In Suzy's mind, Billy needed a push in the right direction, and his reluctance resulted from him not taking his career seriously or procrastinating.
Even if she didn't intend it, the message she sent him was that he was some underachiever or failed unless he found success with this venture -- as if his value came in his status in a certain field or had to do with his success in one particular area.
Suzy's career made her happy, despite all the stress it brought on, so she equated happiness with a career when it wasn't the same for Billy. He explained it quite clearly when he lamented his years spent working in Silicon Valley, but it was as if she didn't hear him.
Billy loved many things about Suzy, but her listening skills can't be one of them. Yet, it wasn't the least bit surprising that they both had feelings for the other during high school and never shared it.
They were a lovely couple, and they balanced each other out well. It was hard not to smile whenever Suzy and Billy shared some of their sweeter moments or swoon when they had that sexy one in the kitchen.
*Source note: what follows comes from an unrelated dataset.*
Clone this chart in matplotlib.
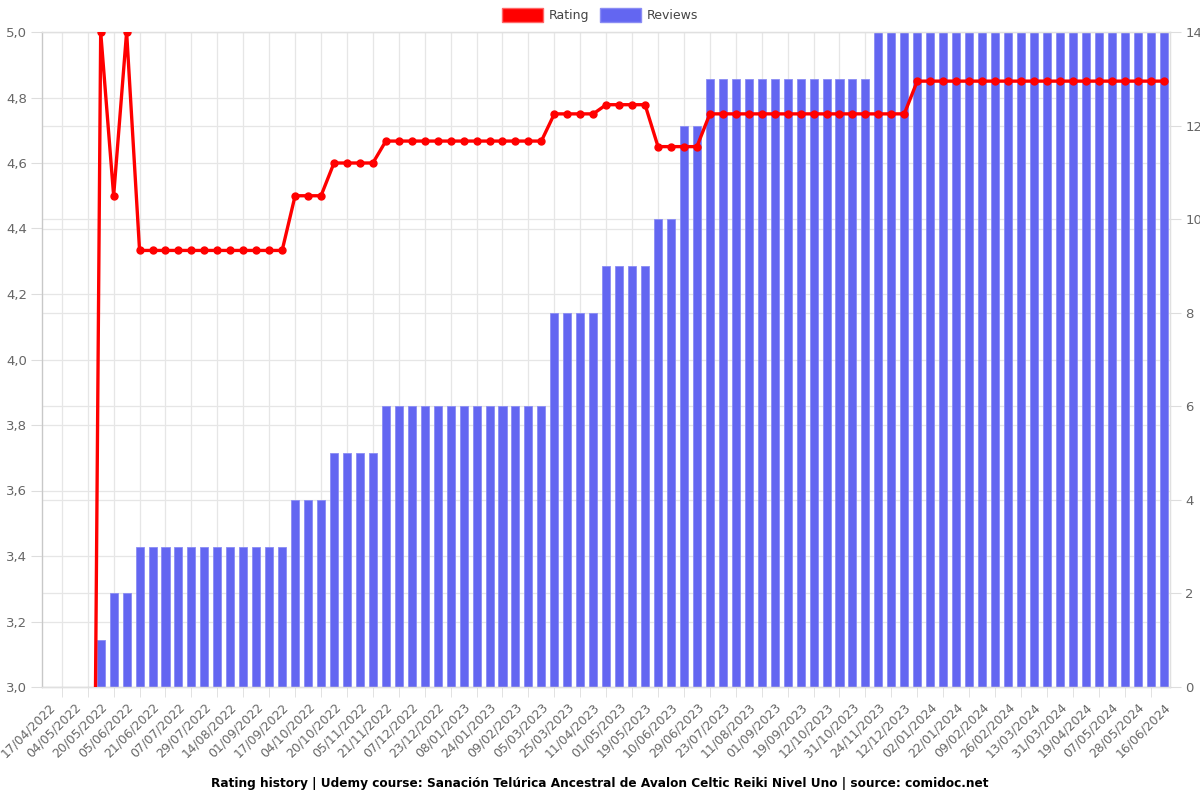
import matplotlib
matplotlib.use("Agg")
import matplotlib.pyplot as plt
from matplotlib.patches import Patch
import numpy as np

tick_labels = [
    "17/04/2022", "04/05/2022", "20/05/2022", "05/06/2022", "21/06/2022", "07/07/2022",
    "29/07/2022", "14/08/2022", "01/09/2022", "17/09/2022", "04/10/2022", "20/10/2022",
    "05/11/2022", "21/11/2022", "07/12/2022", "23/12/2022", "08/01/2023", "24/01/2023",
    "09/02/2023", "05/03/2023", "25/03/2023", "11/04/2023", "01/05/2023", "19/05/2023",
    "10/06/2023", "29/06/2023", "23/07/2023", "11/08/2023", "01/09/2023", "19/09/2023",
    "12/10/2023", "31/10/2023", "24/11/2023", "12/12/2023", "02/01/2024", "22/01/2024",
    "09/02/2024", "26/02/2024", "13/03/2024", "31/03/2024", "19/04/2024", "07/05/2024",
    "28/05/2024", "16/06/2024",
]

# one value per category (87 categories, every other one labelled)
reviews = ([0] * 4 + [1] + [2] * 2 + [3] * 12 + [4] * 3 + [5] * 4 + [6] * 13 +
           [8] * 4 + [9] * 4 + [10] * 2 + [12] * 2 + [13] * 13 + [14] * 23)
rating = ([0] * 4 + [5.0, 4.5, 5.0] + [4.333] * 12 + [4.5] * 3 + [4.6] * 4 +
          [4.667] * 13 + [4.75] * 4 + [4.778] * 4 + [4.65] * 4 + [4.75] * 16 +
          [4.85] * 20)

n = len(reviews)
x = np.arange(n)

fig = plt.figure(figsize=(12, 8), dpi=100)
ax = fig.add_axes([0.0353, 0.14125, 0.975 - 0.0353, 0.96 - 0.14125])
ax2 = ax.twinx()

bar_color = "#6366f1"
ax.bar(x, reviews, width=0.62, color=bar_color, edgecolor="#8a8cf4", linewidth=0.6, zorder=2)
ax.set_xlim(-0.5, n - 0.5)
ax.set_ylim(0, 14)
ax.yaxis.tick_right()
ax.set_yticks(np.arange(0, 15, 2))
ax.set_yticklabels([str(v) for v in range(0, 15, 2)])
# rating grid positions expressed on the reviews axis
ax.set_yticks(np.linspace(0, 14, 11), minor=True)
ax.tick_params(axis="y", which="major", length=8, color="#dddddd", labelsize=9.5,
               labelcolor="#666666", pad=3)
ax.tick_params(axis="y", which="minor", length=0)

ax.set_xticks(x[::2])
ax.set_xticklabels(tick_labels, rotation=45, ha="right", rotation_mode="anchor")
ax.set_xticks(np.arange(1, n, 2), minor=True)
ax.tick_params(axis="x", which="major", length=0, labelsize=8.9, labelcolor="#666666", pad=10)
ax.tick_params(axis="x", which="minor", length=7, color="#dddddd")
ax.grid(True, which="major", axis="y", color="#e6e6e6", linewidth=0.9, zorder=0)
ax.grid(True, which="minor", axis="y", color="#e6e6e6", linewidth=0.9, zorder=0)
ax.grid(True, which="minor", axis="x", color="#e6e6e6", linewidth=0.9, zorder=0)
ax.set_axisbelow(True)

ax2.plot(x, rating, color="#ff0000", linewidth=2.4, marker="o", markersize=5,
         markerfacecolor="#ff0000", markeredgecolor="#ff0000", zorder=3)
ax2.set_ylim(3.0, 5.0)
ax2.yaxis.tick_left()
ax2.set_yticks(np.round(np.arange(3.0, 5.01, 0.2), 1))
ax2.set_yticklabels([f"{v:.1f}".replace(".", ",") for v in np.arange(3.0, 5.01, 0.2)])
ax2.tick_params(axis="y", length=8, color="#dddddd", labelsize=9.5, labelcolor="#666666", pad=3)
ax2.grid(False)

for a in (ax, ax2):
    for s in a.spines.values():
        s.set_color("#e0e0e0")
        s.set_linewidth(0.9)
ax.spines["bottom"].set_color("#c8c8c8")
ax2.spines["left"].set_color("#c8c8c8")

handles = [Patch(facecolor="#ff0000", edgecolor="#ff6666", label="Rating"),
           Patch(facecolor=bar_color, edgecolor="#8a8cf4", label="Reviews")]
fig.legend(handles=handles, loc="center", bbox_to_anchor=(0.5, 0.981), ncol=2,
           frameon=False, fontsize=9, handlelength=3.3, handleheight=1.3,
           handletextpad=0.4, columnspacing=0.9, labelcolor="#444444")

fig.text(0.5, 0.021,
         "Rating history | Udemy course: Sanación Telúrica Ancestral de Avalon Celtic Reiki Nivel Uno | source: comidoc.net",
         ha="center", va="center", fontsize=8.7, fontweight="bold", color="#000000")

fig.savefig("out.png", dpi=100)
They couldn't stop making each other laugh, and that's one of the most important things you can do with another person.
Laughter will get you through some of the toughest times. Billy was also so supportive of Suzy at every turn and encouraging too.
His unwavering faith in her is what Suzy needed most as she got back into baking after Nema died.
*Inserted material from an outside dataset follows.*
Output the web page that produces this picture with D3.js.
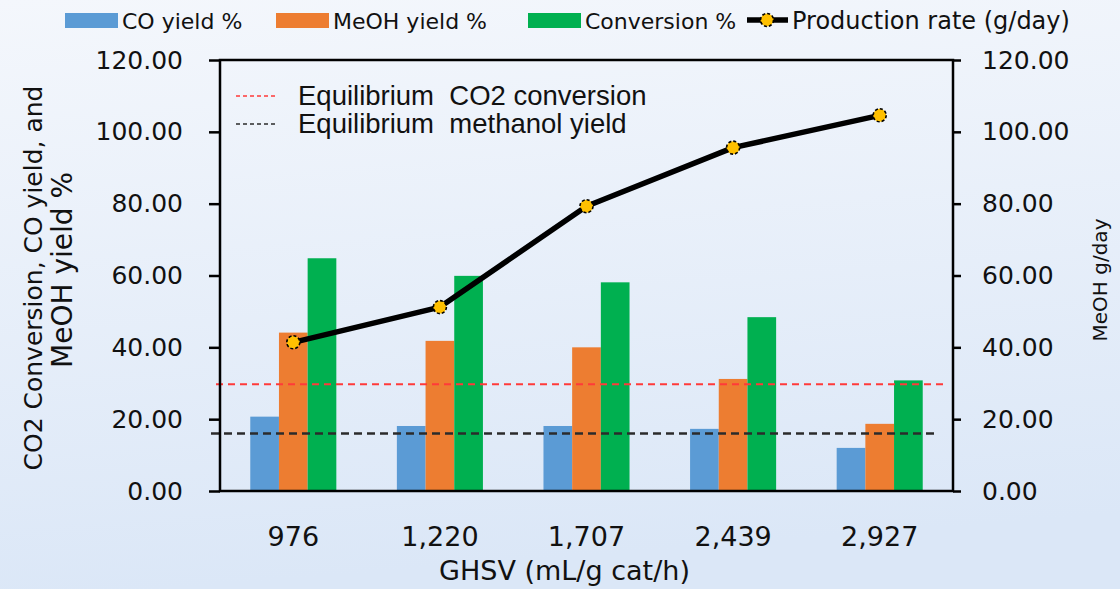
<!DOCTYPE html>
<html>
<head>
<meta charset="utf-8">
<script src="https://cdn.jsdelivr.net/npm/d3@7"></script>
<style>
  body { margin: 0; }
  svg { display: block; }
</style>
</head>
<body>
<div id="chart"></div>
<script>
// chart data
var categories = ["976", "1,220", "1,707", "2,439", "2,927"];
var seriesNames = ["CO yield %", "MeOH yield %", "Conversion %"];
var coYield = [20.7, 18.1, 18.1, 17.3, 12.0];
var meohYield = [44.1, 41.8, 40.0, 31.2, 18.7];
var conversion = [64.8, 59.9, 58.1, 48.4, 30.8];
var productionRate = [41.4, 51.2, 79.3, 95.6, 104.6];
var eqCO2Conversion = 29.7;
var eqMethanolYield = 16.0;
var yTicks = [0, 20, 40, 60, 80, 100, 120];

var colors = ["#5B9BD5", "#ED7D31", "#00B050"];
var font = "'DejaVu Sans', sans-serif";

// dimensions
var W = 1120, H = 589;
var margin = {top: 60, right: 167, bottom: 98, left: 220},
    width = W - margin.left - margin.right,
    height = H - margin.top - margin.bottom;

var root = d3.select("#chart").append("svg")
  .attr("width", W)
  .attr("height", H);

// background gradient
var grad = root.append("defs").append("linearGradient")
  .attr("id", "bg").attr("x1", 0).attr("y1", 0).attr("x2", 0.15).attr("y2", 1);
grad.append("stop").attr("offset", "0%").attr("stop-color", "#f4f7fc");
grad.append("stop").attr("offset", "100%").attr("stop-color", "#dbe7f7");
root.append("rect").attr("width", W).attr("height", H).attr("fill", "url(#bg)");

var svg = root.append("g")
  .attr("transform", "translate(" + margin.left + "," + margin.top + ")");

// scales
var x0 = d3.scaleBand()
  .domain(categories)
  .range([0, width])
  .paddingInner(0.413)
  .paddingOuter(0.2065);

var x1 = d3.scaleBand()
  .domain(seriesNames)
  .range([0, x0.bandwidth()]);

var y = d3.scaleLinear().domain([0, 120]).range([height, 0]);
var y2 = d3.scaleLinear().domain([0, 120]).range([height, 0]);

// table for grouped bars
var table = categories.map(function(c, i) {
  return {cat: c, values: [coYield[i], meohYield[i], conversion[i]]};
});

var groups = svg.selectAll(".grp")
  .data(table)
  .enter().append("g")
  .attr("class", "grp")
  .attr("transform", function(d) { return "translate(" + x0(d.cat) + ",0)"; });

groups.selectAll("rect")
  .data(function(d) { return d.values.map(function(v, j) { return {key: seriesNames[j], value: v, j: j}; }); })
  .enter().append("rect")
  .attr("x", function(d) { return x1(d.key); })
  .attr("y", function(d) { return y(d.value); })
  .attr("width", x1.bandwidth())
  .attr("height", function(d) { return height - y(d.value); })
  .attr("fill", function(d) { return colors[d.j]; });

// equilibrium lines
svg.append("line")
  .attr("x1", -4).attr("x2", width - 10)
  .attr("y1", y(eqCO2Conversion)).attr("y2", y(eqCO2Conversion))
  .attr("stroke", "#ff3a3a").attr("stroke-width", 2)
  .attr("stroke-dasharray", "7,5");
svg.append("line")
  .attr("x1", -9).attr("x2", width - 14)
  .attr("y1", y(eqMethanolYield)).attr("y2", y(eqMethanolYield))
  .attr("stroke", "#2b2b2b").attr("stroke-width", 2.5)
  .attr("stroke-dasharray", "8,5");

// production rate line (right axis)
var line = d3.line()
  .x(function(d, i) { return x0(categories[i]) + x0.bandwidth() / 2; })
  .y(function(d) { return y2(d); });

svg.append("path")
  .datum(productionRate)
  .attr("d", line)
  .attr("fill", "none")
  .attr("stroke", "#000")
  .attr("stroke-width", 5.5)
  .attr("stroke-linejoin", "round");

svg.selectAll(".pt")
  .data(productionRate)
  .enter().append("circle")
  .attr("class", "pt")
  .attr("cx", function(d, i) { return x0(categories[i]) + x0.bandwidth() / 2; })
  .attr("cy", function(d) { return y2(d); })
  .attr("r", 6.5)
  .attr("fill", "#FFC000")
  .attr("stroke", "#000")
  .attr("stroke-width", 1.6)
  .attr("stroke-dasharray", "3,2");

// plot frame
svg.append("rect")
  .attr("width", width).attr("height", height)
  .attr("fill", "none").attr("stroke", "#000").attr("stroke-width", 2.5);

// left axis
var yAxis = svg.append("g")
  .call(d3.axisLeft(y).tickValues(yTicks).tickSize(11).tickSizeOuter(0).tickPadding(26).tickFormat(d3.format(".2f")));
yAxis.select(".domain").remove();
yAxis.selectAll(".tick line").attr("stroke", "#000").attr("stroke-width", 2.5);
yAxis.selectAll("text").style("font-family", font).style("font-size", "25px").attr("fill", "#111");

// right axis
var yAxisR = svg.append("g")
  .attr("transform", "translate(" + width + ",0)")
  .call(d3.axisRight(y2).tickValues(yTicks).tickSize(8).tickSizeOuter(0).tickPadding(21).tickFormat(d3.format(".2f")));
yAxisR.select(".domain").remove();
yAxisR.selectAll(".tick line").attr("stroke", "#000").attr("stroke-width", 2.5);
yAxisR.selectAll("text").style("font-family", font).style("font-size", "25px").attr("fill", "#111");

// x axis
var xAxis = svg.append("g")
  .attr("transform", "translate(0," + height + ")")
  .call(d3.axisBottom(x0).tickSize(0).tickPadding(36));
xAxis.select(".domain").remove();
xAxis.selectAll("text").style("font-family", font).style("font-size", "27px").attr("fill", "#111");

// axis titles
root.append("text")
  .attr("x", margin.left + width / 2 - 22)
  .attr("y", 580)
  .attr("text-anchor", "middle")
  .style("font-family", font).style("font-size", "27px").attr("fill", "#111")
  .text("GHSV (mL/g cat/h)");

root.append("text")
  .attr("transform", "translate(42,278) rotate(-90)")
  .attr("text-anchor", "middle")
  .style("font-family", font).style("font-size", "25px").attr("fill", "#111")
  .text("CO2 Conversion, CO yield, and");

root.append("text")
  .attr("transform", "translate(72,270) rotate(-90)")
  .attr("text-anchor", "middle")
  .style("font-family", font).style("font-size", "28px").attr("fill", "#111")
  .text("MeOH yield %");

root.append("text")
  .attr("transform", "translate(1107,280) rotate(-90)")
  .attr("text-anchor", "middle")
  .style("font-family", font).style("font-size", "20px").attr("fill", "#111")
  .text("MeOH g/day");

// inside legend for equilibrium lines
var eqLegend = [
  {label: "Equilibrium  CO2 conversion", color: "#ff3a3a", y: 96},
  {label: "Equilibrium  methanol yield", color: "#2b2b2b", y: 124}
];
eqLegend.forEach(function(d) {
  root.append("line")
    .attr("x1", 236).attr("x2", 278).attr("y1", d.y).attr("y2", d.y)
    .attr("stroke", d.color).attr("stroke-width", 1.5).attr("stroke-dasharray", "4,3");
  root.append("text")
    .attr("x", 298).attr("y", d.y + 9)
    .attr("xml:space", "preserve")
    .style("white-space", "pre")
    .style("font-family", "'Liberation Sans', Arial, sans-serif").style("font-size", "27.5px").attr("fill", "#111")
    .text(d.label);
});

// top legend
var legendX = [65, 276, 528];
seriesNames.forEach(function(name, i) {
  root.append("rect")
    .attr("x", legendX[i]).attr("y", 13).attr("width", 53).attr("height", 15)
    .attr("fill", colors[i]);
  root.append("text")
    .attr("x", legendX[i] + 57).attr("y", 29)
    .style("font-family", font).style("font-size", "22px").attr("fill", "#111")
    .text(name);
});
root.append("line")
  .attr("x1", 747).attr("x2", 788).attr("y1", 20).attr("y2", 20)
  .attr("stroke", "#000").attr("stroke-width", 5.5);
root.append("circle")
  .attr("cx", 767).attr("cy", 20).attr("r", 6.5)
  .attr("fill", "#FFC000").attr("stroke", "#000")
  .attr("stroke-width", 1.6).attr("stroke-dasharray", "3,2");
root.append("text")
  .attr("x", 792).attr("y", 29)
  .style("font-family", font).style("font-size", "24px").attr("fill", "#111")
  .text("Production rate (g/day)");
</script>
</body>
</html>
It was something she only did with her grandmother -- the special time they spent together-- and Suzy couldn't bring herself to do it again after Nema passed away. But the community center was too important to Nema, and so was the Gingerlicious bake-off, which was a competition that Nema won every year.
It's doubtful Suzy would've ever worked up the nerve to bake again if Billy didn't give her a much-needed push. With the combination of her skills and Nema's recipes, Billy's gift for baking bread, and their lovable team, including Suzy's bubbly former nemesis and the winsome Stavros, they had a real shot at winning the competition.
If they won, they could've saved the community center, and with that type of motivation, you couldn't help but root for them with everything inside of you.
But the twins were the best rivals. They were hilarious with their pretentious baked goods, matching holiday aprons, and inability to credit the entire team for their achievements.
Suzy's predictable mixup of salt and sugar could've taken them out for good, but thankfully, the other team cheated, and they weren't down and out. By winning the bake-off, it was the perfect homage to Nema, who everyone adored, and it helped them save the community center.
And Suzy poured her heart into redesigning it and making it bigger and better than ever, even though she had to do it from Australia.
Of course, the promotion wasn't enough. Suzy had to move to the other side of the world, too.
Oddly enough, as upset as Suzy was when she thought Kate passed her over for the promotion, it felt as though she already accepted it and was more upset about hurting Billy.
The surprise of the movie came from Suzy earning the promotion and choosing to accept it. Most of the time, you expect the person to conclude that their career isn't everything, and they're happier doing something else -- staying in their hometown with their family.
However, they didn't deprive Suzy of her win. They recognized that Suzy's career mattered to her, and she shouldn't have to give it up for anything or anyone regardless of the reasoning.
Instead, Billy was more than happy to follow Suzy to Australia. He even joked about Suzy becoming his sugar momma and living the sweet life down under.
It's lovely that Suzy didn't have to give up her career or her true love, and Billy, ever the adventurous one -- he got to follow Suzy without it seeming as though some big sacrifice that cost him. It felt right up his alley anyway.
And if all of that wasn't great, he won Mimi over when he actually enjoyed her stinky tofu and other traditional Chinese dishes that he missed out on after his own mother left, and she approved.
It turned out, the way to Mimi's heart was appreciating what she put in your stomach. Again, Mimi was an absolute hoot. Lillian Lim is a queen, and she stole this entire film. I need Mimi in my life!